Danish rocketeers ready to launch British dummy
Go, Randy. Go! A group of Danish rocketeers has headed out into the Baltic Sea to launch a British dummy about 30km into the sky.
The dumb doll will sit atop the Heat-1X booster when it flies from a restricted military range, perhaps as early as Thursday.
The Heat-1X is the latest iteration in Copenhagen Suborbitals' quest to develop the ultimate in personal space transportation.
If all goes well in this test - and the others that will follow - then Randy will be replaced with a real human.
The idea is that this passenger would half-sit, half-stand inside a tube little wider than their shoulders. Above their head would be a see-through dome that could afford them the most spectacular view as the rocket climbed above the blue of Earth.
At a predetermined moment, the tubular spacecraft would separate from the booster and the passenger would then follow a weightless ballistic trajectory. The maximum altitude hoped for would be a little over 100km - in space.
The return would be a parachute-assisted splash-down, again in the Baltic Sea.
There are many amateur groups around the world who chase the dream of developing their own sub-orbital launch system. The Copenhagen team have attracted attention because of the very "singular" way they hope to launch their private astronauts.
And like all such ventures, the project has been built on limited cash and an awful lot of goodwill. Randy, for example, is the sort of dummy that is used by fire services to practise rescues from burning buildings.
He was paid for and donated to the Danish team by a supporter in the UK.

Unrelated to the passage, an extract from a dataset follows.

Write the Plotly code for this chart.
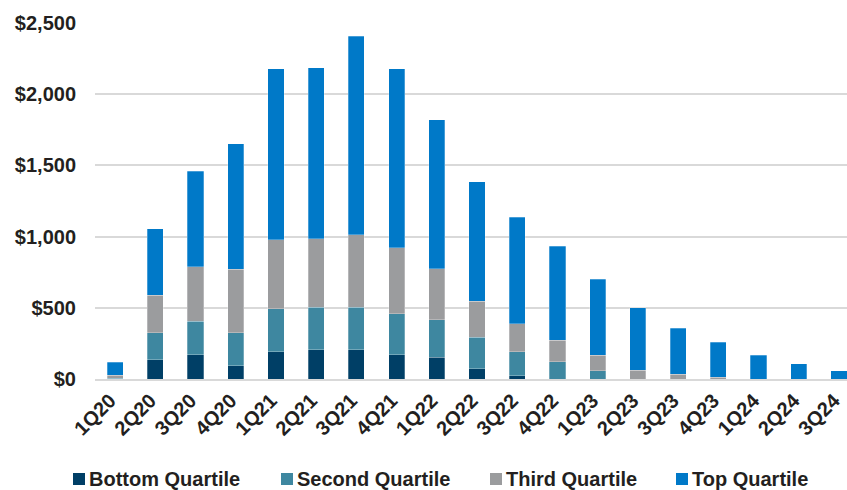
import plotly.graph_objects as go

# Quarterly amounts split by quartile ($)
quarters = ["1Q20", "2Q20", "3Q20", "4Q20", "1Q21", "2Q21", "3Q21", "4Q21",
            "1Q22", "2Q22", "3Q22", "4Q22", "1Q23", "2Q23", "3Q23", "4Q23",
            "1Q24", "2Q24", "3Q24"]
bottom_quartile = [0, 135, 170, 93, 191, 205, 205, 170, 154, 72, 23, 0, 0, 0, 0, 0, 0, 0, 0]
second_quartile = [5, 190, 234, 232, 302, 300, 300, 288, 262, 222, 168, 121, 58, 0, 0, 0, 0, 0, 0]
third_quartile = [23, 262, 383, 446, 486, 479, 509, 465, 357, 253, 197, 152, 108, 63, 35, 12, 0, 0, 0]
top_quartile = [90, 469, 671, 881, 1199, 1201, 1393, 1255, 1047, 839, 748, 659, 535, 437, 322, 245, 168, 107, 58]

y_tickvals = [0, 500, 1000, 1500, 2000, 2500]
y_ticktext = [f"${v:,}" for v in y_tickvals]

series = [
    ("Bottom Quartile", bottom_quartile, "#003f66"),
    ("Second Quartile", second_quartile, "#3e87a0"),
    ("Third Quartile", third_quartile, "#9b9c9e"),
    ("Top Quartile", top_quartile, "#0079c8"),
]

FONT = "Liberation Sans, Arial, sans-serif"
TEXT = "#231f20"

W, H = 847, 490
ML, MR, MT, MB = 95, 0, 23, 111
PLOT_W = W - ML - MR
PLOT_H = H - MT - MB


def px_to_paper_x(px):
    return (px - ML) / PLOT_W


def px_to_paper_y(py):
    return (H - MB - py) / PLOT_H


fig = go.Figure()
for name, vals, color in series:
    fig.add_trace(go.Bar(
        x=quarters, y=vals, name=name, width=0.4, showlegend=False,
        marker=dict(color=color, line=dict(color="rgba(255,255,255,0.45)", width=0.6)),
    ))

# Legend row below the axis: colour key square followed by its label
legend_left = [73, 281, 490, 676]
for (name, _, color), left in zip(series, legend_left):
    fig.add_shape(
        type="rect", xref="paper", yref="paper",
        x0=px_to_paper_x(left), x1=px_to_paper_x(left + 12),
        y0=px_to_paper_y(485), y1=px_to_paper_y(473),
        fillcolor=color, line=dict(width=0),
    )
    fig.add_annotation(
        text=name, xref="paper", yref="paper",
        x=px_to_paper_x(left + 14), y=px_to_paper_y(479),
        xanchor="left", yanchor="middle", showarrow=False,
        font=dict(family=FONT, size=20, color=TEXT, weight="bold"),
    )

fig.update_layout(
    barmode="stack",
    width=W, height=H,
    margin=dict(l=ML, r=MR, t=MT, b=MB, autoexpand=False),
    paper_bgcolor="white", plot_bgcolor="white",
    font=dict(family=FONT, size=19, color=TEXT, weight="bold"),
    showlegend=False,
)

fig.update_xaxes(
    type="category", range=[-0.5, 18.2], tickangle=-45,
    showgrid=False, showline=True, linecolor="#d9d9d9", linewidth=2,
    ticks="", ticklabelshift=-5,
    tickfont=dict(family=FONT, size=20, color=TEXT, weight="bold"),
    automargin=False,
)
fig.update_yaxes(
    range=[0, 2500], tickvals=y_tickvals, ticktext=y_ticktext,
    showgrid=True, gridcolor="#d9d9d9", gridwidth=1.5,
    zeroline=False, showline=False, ticks="",
    ticklabelstandoff=18,
    tickfont=dict(family=FONT, size=20, color=TEXT, weight="bold"),
    automargin=False,
)

fig.write_html("out.html")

Kristian von Bengtson leads Copenhagen Suborbitals with project partner Peter Madsen. Kristian tried to work out for me the total cost of the endeavour:
"In the past year, we've spent about 50,000 euros, which has been paying the rent, producing the rocket and the spacecraft and also the launch platform. So that's about the same price as a family car, at least here in Denmark. But then again, we've had a lot of equipment from companies which has basically cost them nothing to give us. It's definitely less than 100,000 euros - and that's about the price of the keyhole of the space shuttle."
The Copenhagen Suborbitals website carries plenty of impressive YouTube-style videos of static motor tests.
The Heat-1X is a hybrid booster - it will burn a solid polyurethane propellant with liquid oxygen. Kristian says it should achieve about 70-80 kilonewtons of thrust this week on lift-off (by comparison the Ariane 5 develops 13,000kN).
The goal on this first flight is only to go a few tens of km, to test the systems and then move on to the next iteration. Step by step, says Kristian:
"We're not going to change the dummy for a real person until we've seen the rocket fly to the final height, the final apogee; and many times so we can feel secure about riding it ourselves. And that may take more than three years; it may take less than 10 years - it's difficult to say because we're not trying to kill ourselves here; we're just having fun. We'll do it when we're ready to do it."
We'll follow their progress, and that of Randy, with interest.
The Danish government has given Copenhagen Suborbitals the use of its ESD139 test range until 17 September.
If the Heat-1X cannot fly before that date, the team will have to wait until 2011 for another chance to launch.